1. My personal experience of what I collect - 1933 Goudey PSA 6 to PSA 8 cards - is that there is much more competition and at a higher level. It feels like prices are up about 20% in general in the past year.

2. As for other cards, I read all the comments about cards going at higher prices, and compared to prices that other people paid just a year or two ago. I don't have any direct experience in those cards since I don't collect them, so it is all just reading from others.

Are those good reasons to use "way up"? Maybe it should have just used 'up'.

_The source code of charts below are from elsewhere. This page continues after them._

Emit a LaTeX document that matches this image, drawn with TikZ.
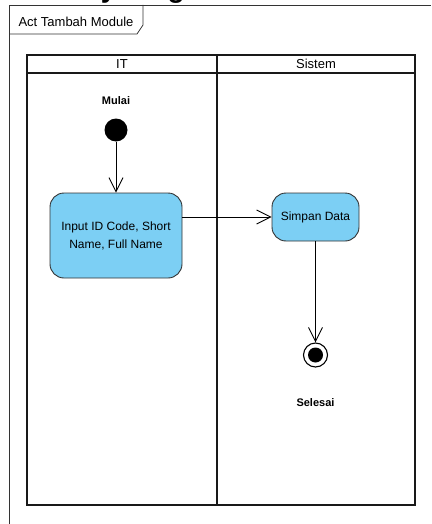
\documentclass[tikz,border=0pt]{standalone}
\usepackage{fontspec}
\setmainfont{Liberation Sans}
\usetikzlibrary{arrows.meta}
\definecolor{actblue}{HTML}{7CCFF4}
\definecolor{framegray}{HTML}{333333}
\begin{document}
\begin{tikzpicture}[x=1pt,y=-1pt,
  lane/.style={draw=black!90, line width=2.4pt},
  act/.style={draw=framegray, fill=actblue, rounded corners=14pt, line width=0.9pt,
    align=center, inner sep=0pt, font=\fontsize{12}{18}\selectfont},
  flow/.style={-{Straight Barb[length=14pt,width=14pt,line width=0.9pt]}, line width=0.8pt},
  lbl/.style={font=\bfseries\fontsize{11}{13}\selectfont, inner sep=0pt},
  hdr/.style={font=\fontsize{13}{15}\selectfont, inner sep=0pt}]
\useasboundingbox (0,0) rectangle (431,524);
% cut-off title
\begin{scope}
\clip (0,0) rectangle (431,524);
\node[anchor=base west, inner sep=0pt, font=\bfseries\fontsize{28}{30}\selectfont] (title) at (15,-2) {Activity Diagram};
\end{scope}
% frame
\draw[framegray, line width=0.8pt] (9,524) -- (9,5) -- (431,5);
\draw[framegray, line width=0.8pt] (9,34) -- (137,34) -- (143,25) -- (143,5);
\node[font=\fontsize{13}{15}\selectfont, inner sep=0pt] (frametitle) at (76,21.5) {Act Tambah Module};
% swimlanes
\draw[lane] (27,55) rectangle (415,505);
\draw[lane] (27,73) -- (415,73);
\draw[lane] (217,55) -- (217,505);
\node[hdr] (laneit) at (122,64) {IT};
\node[hdr] (lanesys) at (316,64) {Sistem};
% nodes
\node[lbl] (mulai) at (116,101) {Mulai};
\node[circle, fill=black, minimum size=23pt, inner sep=0pt] (start) at (116,130) {};
\node[act, minimum width=132pt, minimum height=85pt] (input) at (116,235.5) {Input ID Code, Short\\Name, Full Name};
\node[act, minimum width=87pt, minimum height=48pt] (simpan) at (315.5,217) {Simpan Data};
\node[circle, draw=black, line width=1.1pt, minimum size=24pt, inner sep=0pt] (end) at (315.5,355) {};
\node[circle, fill=black, minimum size=15pt, inner sep=0pt] (endin) at (end) {};
\node[lbl] (selesai) at (315.5,403) {Selesai};
% flows
\draw[flow] (start) -- (input);
\draw[flow] (input.east |- simpan.west) -- (simpan.west);
\draw[flow] (simpan) -- (end);
\end{tikzpicture}
\end{document}
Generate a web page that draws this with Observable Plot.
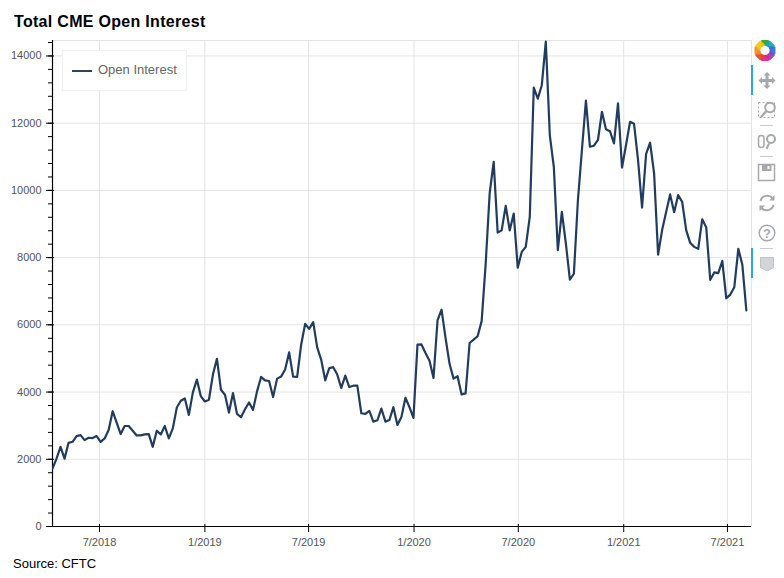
<!DOCTYPE html>
<html>
<head>
<meta charset="utf-8">
<script src="https://cdn.jsdelivr.net/npm/d3@7"></script>
<script src="https://cdn.jsdelivr.net/npm/@observablehq/plot@0.6"></script>
<style>
  html, body { margin: 0; padding: 0; background: #fff; }
  body { font-family: "Liberation Sans", Arial, sans-serif; width: 784px; height: 578px; overflow: hidden; }
  #wrap { position: relative; width: 784px; height: 578px; }
  #title { height: 40px; box-sizing: border-box; padding: 13px 0 0 14px; font-size: 16px; line-height: 18px; font-weight: bold; color: #000; letter-spacing: .3px; }
  #chart svg { display: block; }
  #source { padding: 6px 0 0 13px; font-size: 13px; line-height: 16px; color: #000; }
  #legend { position: absolute; left: 62px; top: 50px; width: 123px; height: 39px; background: #fff; border: 1px solid #f0f0f0; }
  #legend i { position: absolute; left: 9px; top: 19px; width: 20px; height: 2px; background: #2a4468; }
  #legend span { position: absolute; left: 35px; top: 11px; font-size: 13px; line-height: 16px; color: #666; white-space: nowrap; }
  #tools { position: absolute; left: 751px; top: 40px; }
</style>
</head>
<body>
<div id="wrap">
  <div id="title">Total CME Open Interest</div>
  <div id="chart"></div>
  <div id="source">Source: CFTC</div>
  <div id="legend"><i></i><span>Open Interest</span></div>
  <svg id="tools" width="33" height="240" viewBox="0 0 33 240"></svg>
</div>
<script>
const startDate = "2018-04-10";
const endDate = "2021-08-12";
const openInterest = [
  1720, 2020, 2370, 2020, 2490, 2520, 2690, 2720, 2570, 2640,
  2630, 2690, 2520, 2620, 2870, 3430, 3090, 2750, 2990, 2990,
  2850, 2710, 2710, 2740, 2750, 2370, 2850, 2740, 2990, 2620,
  2920, 3540, 3740, 3810, 3320, 3990, 4370, 3870, 3720, 3770,
  4520, 4990, 4070, 3920, 3390, 3970, 3350, 3250, 3490, 3690,
  3470, 4020, 4450, 4350, 4330, 3850, 4400, 4460, 4670, 5180,
  4460, 4450, 5410, 6030, 5880, 6080, 5330, 4960, 4350, 4710,
  4740, 4520, 4120, 4490, 4150, 4190, 4190, 3370, 3350, 3440,
  3120, 3160, 3510, 3120, 3170, 3550, 3020, 3260, 3830, 3550,
  3230, 5410, 5420, 5160, 4930, 4420, 6130, 6450, 5610, 4840,
  4400, 4470, 3930, 3960, 5460, 5560, 5660, 6110, 7800, 9910,
  10850, 8745, 8810, 9540, 8810, 9310, 7700, 8170, 8320, 9210,
  13060, 12730, 13130, 14425, 11640, 10700, 8220, 9360, 8420, 7345,
  7520, 9700, 11200, 12670, 11300, 11330, 11500, 12340, 11820, 11760,
  11400, 12590, 10680, 11350, 12040, 11980, 10900, 9490, 11080, 11420,
  10510, 8090, 8820, 9360, 9880, 9350, 9860, 9660, 8820, 8440,
  8320, 8260, 9140, 8900, 7340, 7560, 7540, 7900, 6790, 6900,
  7120, 8260, 7790, 6430
];
const yMajor = [0, 2000, 4000, 6000, 8000, 10000, 12000, 14000];
const yMinor = d3.range(0, 14401, 400);
const xTickDates = ["2018-07-01", "2019-01-01", "2019-07-01", "2020-01-01", "2020-07-01", "2021-01-01", "2021-07-01"].map(d => new Date(d + "T00:00Z"));
const gridColor = "#e4e4e4";
const lineColor = "#223c60";
const labelColor = "#555";

const first = new Date(startDate + "T00:00Z");
const rows = openInterest.map((v, i) => ({ date: d3.utcWeek.offset(first, i), value: v }));

const chart = Plot.plot({
  width: 784,
  height: 510,
  marginTop: 0,
  marginLeft: 52,
  marginRight: 33,
  marginBottom: 24,
  style: { fontFamily: "'Liberation Sans', Arial, sans-serif", fontSize: "11px", background: "#fff" },
  x: { type: "utc", domain: [first, new Date(endDate + "T00:00Z")] },
  y: { domain: [0, 14460] },
  marks: [
    Plot.frame({ stroke: gridColor }),
    Plot.ruleX(xTickDates, { stroke: gridColor }),
    Plot.ruleY(yMajor.slice(1), { stroke: gridColor }),
    Plot.axisY({ ticks: yMinor, tickSize: 4, tickFormat: () => "", stroke: "#000", fill: "none", label: null }),
    Plot.axisY({ ticks: yMajor, tickSize: 6, tickPadding: 5, tickFormat: d => String(d), stroke: "#000", fill: labelColor, label: null }),
    Plot.axisY({ ticks: yMajor, tickSize: -2, tickFormat: () => "", stroke: "#000", fill: "none", label: null }),
    Plot.axisX({ ticks: xTickDates, tickSize: 6, tickPadding: 6, tickFormat: d3.utcFormat("%-m/%Y"), stroke: "#000", fill: labelColor, label: null }),
    Plot.axisX({ ticks: xTickDates, tickSize: -2, tickFormat: () => "", stroke: "#000", fill: "none", label: null }),
    Plot.ruleX([first], { stroke: "#000", strokeWidth: 1.2 }),
    Plot.ruleY([0], { stroke: "#000", strokeWidth: 1.2 }),
    Plot.line(rows, { x: "date", y: "value", stroke: lineColor, strokeWidth: 2.2, clip: true })
  ]
});
document.getElementById("chart").append(chart);

// Bokeh-style toolbar beside the plot
const ink = "#a6a9ad";
const logoColors = ["#2ca02c", "#17a2b8", "#2e6fd6", "#8e3fb5", "#e0218a", "#e8402a", "#f58a1f", "#f5c518"];
const logo = logoColors.map((c, i) =>
  `<rect x="-4" y="-10.5" width="8" height="7.5" rx="1" fill="${c}" opacity=".92" transform="rotate(${i * 45})"/>`).join("");
document.getElementById("tools").innerHTML = `
  <g transform="translate(14,10.5)">${logo}<circle r="4.6" fill="#fff"/></g>
  <rect x="-1" y="25" width="3" height="30" fill="#26aae1"/>
  <rect x="-1" y="208" width="3" height="30" fill="#26aae1"/>
  <g transform="translate(16,40.5)" fill="${ink}">
    <path d="M-6 -1.5H-1.5V-6H1.5V-1.5H6V1.5H1.5V6H-1.5V1.5H-6Z"/>
    <path d="M-8.5 0L-5 -3.5V3.5ZM8.5 0L5 -3.5V3.5ZM0 -8.5L-3.5 -5H3.5ZM0 8.5L-3.5 5H3.5Z"/>
  </g>
  <g fill="none" stroke="${ink}">
    <rect x="7.5" y="62.5" width="16" height="15" stroke-dasharray="2 2"/>
    <circle cx="19" cy="67.5" r="4.8" stroke-width="2" fill="#fff"/>
    <path d="M15.5 71L10 77" stroke-width="2.5"/>
    <path d="M9 85.5h13M9 116.5h13M9 208.5h13" stroke="#ccc"/>
    <rect x="7.5" y="95.5" width="5.5" height="12" rx="2.7" stroke-width="1.5"/>
    <circle cx="20" cy="99" r="4" stroke-width="2"/>
    <path d="M18 103.5L15.5 109" stroke-width="2"/>
    <rect x="7.5" y="124.5" width="16" height="16" stroke-width="1.5"/>
    <rect x="11" y="125" width="9.5" height="6" fill="${ink}" stroke="none"/>
    <rect x="16.5" y="126" width="2" height="3" fill="#fff" stroke="none"/>
    <path d="M9.5 161a7 7 0 0 1 12 -3M22.5 165a7 7 0 0 1 -12 3" stroke-width="2"/>
    <path d="M23.5 155v5.5h-5.5M8.5 171v-5.5h5.5" fill="${ink}" stroke="none"/>
    <circle cx="16" cy="193" r="7.8" stroke-width="1.5"/>
    <path d="M9.5 217.5h13v10l-6.5 3.5l-6.5 -3.5Z" fill="#d4d5d7" stroke="#c2c3c5"/>
  </g>
  <text x="16" y="197.8" text-anchor="middle" font-family="Liberation Sans" font-size="13" font-weight="bold" fill="${ink}">?</text>`;
</script>
</body>
</html>
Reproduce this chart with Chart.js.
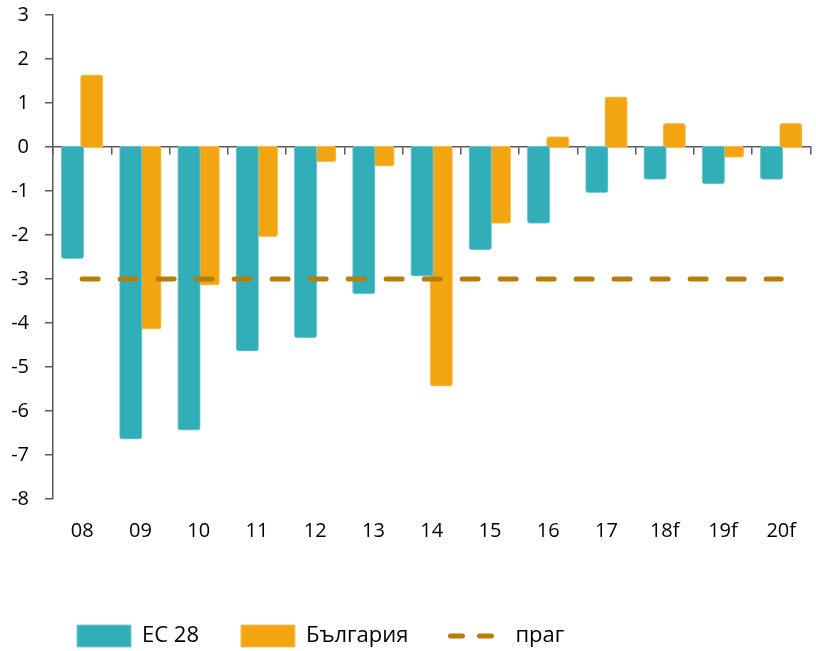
<!DOCTYPE html>
<html>
<head>
<meta charset="utf-8">
<script src="https://cdn.jsdelivr.net/npm/chart.js@4.4.1/dist/chart.umd.min.js"></script>
<style>
  html, body { margin: 0; padding: 0; background: #fff; }
  #wrap { width: 816px; height: 651px; }
</style>
</head>
<body>
<div id="wrap"><canvas id="chart" width="816" height="651"></canvas></div>
<script>
// years (f = forecast)
const years = ['08', '09', '10', '11', '12', '13', '14', '15', '16', '17', '18f', '19f', '20f'];
const eu28 = [-2.5, -6.6, -6.4, -4.6, -4.3, -3.3, -2.9, -2.3, -1.7, -1.0, -0.7, -0.8, -0.7];
const bulgaria = [1.6, -4.1, -3.1, -2.0, -0.3, -0.4, -5.4, -1.7, 0.2, 1.1, 0.5, -0.2, 0.5];
const threshold = [-3, -3, -3, -3, -3, -3, -3, -3, -3, -3, -3, -3, -3];
const yTicks = [-8, -7, -6, -5, -4, -3, -2, -1, 0, 1, 2, 3];

const fontFamily = "'Open Sans', 'Noto Sans', sans-serif";
const axisGrey = '#595959';

// move the legend row to the right, the y axis keeps its full width
const legendShift = {
    id: 'legendShift',
    afterLayout(chart) {
        chart.legend.left = 35;
    }
};

const ctx = document.getElementById('chart').getContext('2d');
const chart = new Chart(ctx, {
    type: 'bar',
    data: {
        labels: years,
        datasets: [{
            label: 'ЕС 28',
            data: eu28,
            backgroundColor: '#32aeb8',
            borderColor: '#7ccbd1',
            xAxisID: 'x'
        }, {
            label: 'България',
            data: bulgaria,
            backgroundColor: '#f2a511',
            borderColor: '#f7c765',
            xAxisID: 'x'
        }, {
            type: 'line',
            label: 'праг',
            data: threshold,
            borderColor: '#b77d0b',
            borderWidth: 5,
            borderDash: [16, 22],
            borderCapStyle: 'round',
            pointRadius: 0,
            fill: false,
            order: -1, // draw over the bars
            xAxisID: 'x'
        }]
    },
    options: {
        responsive: false,
        animation: false,
        datasets: {
            bar: {
                categoryPercentage: 0.66,
                barPercentage: 1.0,
                borderWidth: 1,
                borderRadius: 3,
                borderSkipped: false,
                inflateAmount: 2 // excel-like overhang past the value
            }
        },
        layout: {
            padding: { left: 0, right: 0, top: 0, bottom: -6 }
        },
        scales: {
            // axis drawn on the zero line, only tick marks
            x: {
                type: 'category',
                position: { y: 0 },
                offset: true,
                grid: {
                    offset: true,
                    drawOnChartArea: false,
                    drawTicks: true,
                    tickLength: 7,
                    color: axisGrey,
                    lineWidth: 1.5
                },
                border: { color: axisGrey, width: 1.5 },
                ticks: { display: false }
            },
            // labels at the bottom
            x2: {
                type: 'category',
                labels: years,
                position: 'bottom',
                offset: true,
                grid: { display: false, drawTicks: false },
                border: { display: false },
                ticks: {
                    color: '#000',
                    padding: 20,
                    maxRotation: 0,
                    font: { family: fontFamily, size: 20 }
                },
                afterFit: scale => { scale.height = 84; }
            },
            y: {
                min: -8,
                max: 3,
                afterBuildTicks: scale => {
                    scale.ticks = yTicks.map(v => ({ value: v }));
                },
                grid: {
                    drawOnChartArea: false,
                    drawTicks: true,
                    tickLength: 8,
                    color: axisGrey,
                    lineWidth: 1.5
                },
                border: { color: axisGrey, width: 1.5 },
                ticks: {
                    color: '#000',
                    padding: 16,
                    font: { family: fontFamily, size: 20 }
                },
                afterFit: scale => {
                    scale.width = 53;
                    scale.paddingTop = 15;
                }
            }
        },
        plugins: {
            tooltip: { enabled: false },
            legend: {
                position: 'bottom',
                align: 'start',
                labels: {
                    usePointStyle: true,
                    pointStyleWidth: 54,
                    boxWidth: 54,
                    boxHeight: 22,
                    padding: 42,
                    color: '#000',
                    font: { family: fontFamily, size: 22 },
                    sort: (a, b) => a.datasetIndex - b.datasetIndex,
                    generateLabels: function(chart) {
                        const items = Chart.defaults.plugins.legend.labels.generateLabels(chart);
                        items.forEach(it => {
                            if (it.datasetIndex === 2) {
                                it.pointStyle = 'line';
                                it.lineDash = [12, 17];
                                it.lineWidth = 5;
                                it.lineCap = 'round';
                            } else {
                                it.pointStyle = 'rect';
                            }
                        });
                        return items;
                    }
                }
            }
        }
    },
    plugins: [legendShift]
});
</script>
</body>
</html>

As far as pops comparing to the coin market - I don't know much about the coin market, but I checked on a few coins and their pops - and it is amazing how high the population reports are. There are coins that sell for $1000 that have pops in the 1000s in that grade. Sure, these coins may be gold-based, so they do have the melted value of gold itself, but that still leaves $500 as collector value. I can't imagine a graded card, even of the most popular player, with a population of 1000, say in PSA 8, that would sell that high...even Mantle wouldn't sell that high. Yes, I know pops aren't that accurate if you compare 5 vs 8 or 11 vs 20 (PSA pops versus real pop in the world), but the compariosn of 20 to 1000 means that even if the PSA pop doubled, it's still a huge difference. So the question I posed I have answered for myself - not a definitive answer, and not saying anyone should accept my answer, but it is good enough for me. And that answer is that by looking at another hobby - the coin collecting hobby - one can't say that the vintage market is obviously overvalued based on supply. That doesn't mean it isn't overvalued, it could still be if demand doesn't exist...but the supply isn't even close to the coin market. Now if it was the other way around - say the coin pops were close to baseball cards with the prices around the same or lower for 'equivalent stuff' (I know that's hard to gauge), then the vintage card market would be in trouble based on that info. Sorry for the rambling, I'm sure many sentences are incoherent, I'm too lazy to edit.